National teams have stayed away after the March 2009 attack on Sri Lanka’s bus just a few hundred metres from the Gaddafi.
There has been no bilateral series after Pakistan’s tour in November-December 2007. The countries have, of course, played each other in multi-nation tournaments.
The last clash was in the Asia Cup four months ago. That’s when vice-captain Virat Kohli blasted 183, ensuring an India win in Dhaka.
Barring former India captain Sunil Gavaskar, the cricketing fraternity has welcomed the decision.
“Being a Mumbaikar, I feel what is the urgency when there has been no co-operation from the other side (on the 26/11 terror strike). Why is it that only India has to move on?” Gavaskar asked, a line expected to be taken by the Shiv Sena.
Senior BJP leader Arun Jaitley, by the way, is a member of the BCCI’s core group.

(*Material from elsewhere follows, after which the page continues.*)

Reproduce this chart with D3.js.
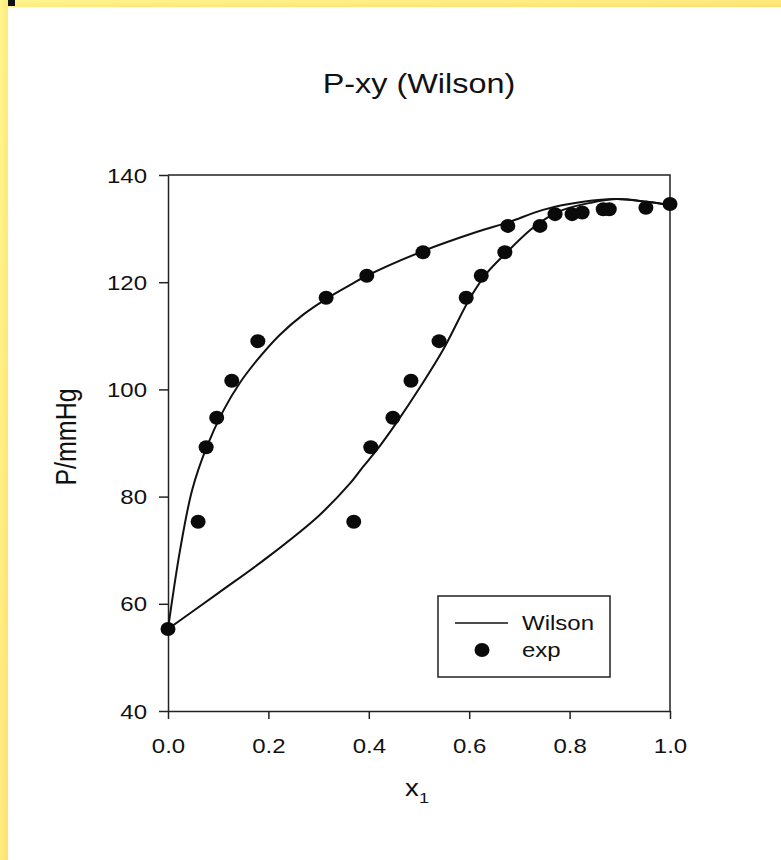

Gavaskar went to the extent of saying it would be a “meaningless series”. Yet, he added that while he disagreed, he “respected” the BCCI’s decision.
The logistics remain, but there’s a slot between December 22, 2012, and January 11, 2013. Specifically, the end of England’s Test-and-T20 leg of their India tour and the start of the ODIs.
Initially, word was that Pakistan would play three ODIs (in Chennai, Calcutta and New Delhi), but Union minister Rajeev Shukla, a former vice-president of the BCCI, announced that two T20 Internationals (in Bangalore and Ahmedabad) were also planned.
To leave no breathing space is typical of the BCCI.
For obvious reasons, Mumbai won’t be a host, but Mohali may come into the picture.
The last Indo-Pak face-off on either country’s soil was the 2011 World Cup semi-final, in Mohali.
A source revealed that the BCCI went public even though there’s nothing in writing from the Union government. It did so as the “signals had been positive”.
In the past, the resumption of bilateral ties had invariably been initiated either by Islamabad or New Delhi.
Be it the late General Zia-ul Haq or Atal Bihari Vajpayee, quite a few have been on the cricket bandwagon.
This time, the BCCI can take more credit.
In a related issue, it’s a matter of time before the Indian Premier League decides to welcome back the Pakistani players. It hasn’t featured Pakistani citizens after the inaugural edition (2008).
Footnote: A bonanza awaits Calcuttans: A Test involving the No.1 team, England; then an ODI featuring the biggest crowd-pullers from overseas.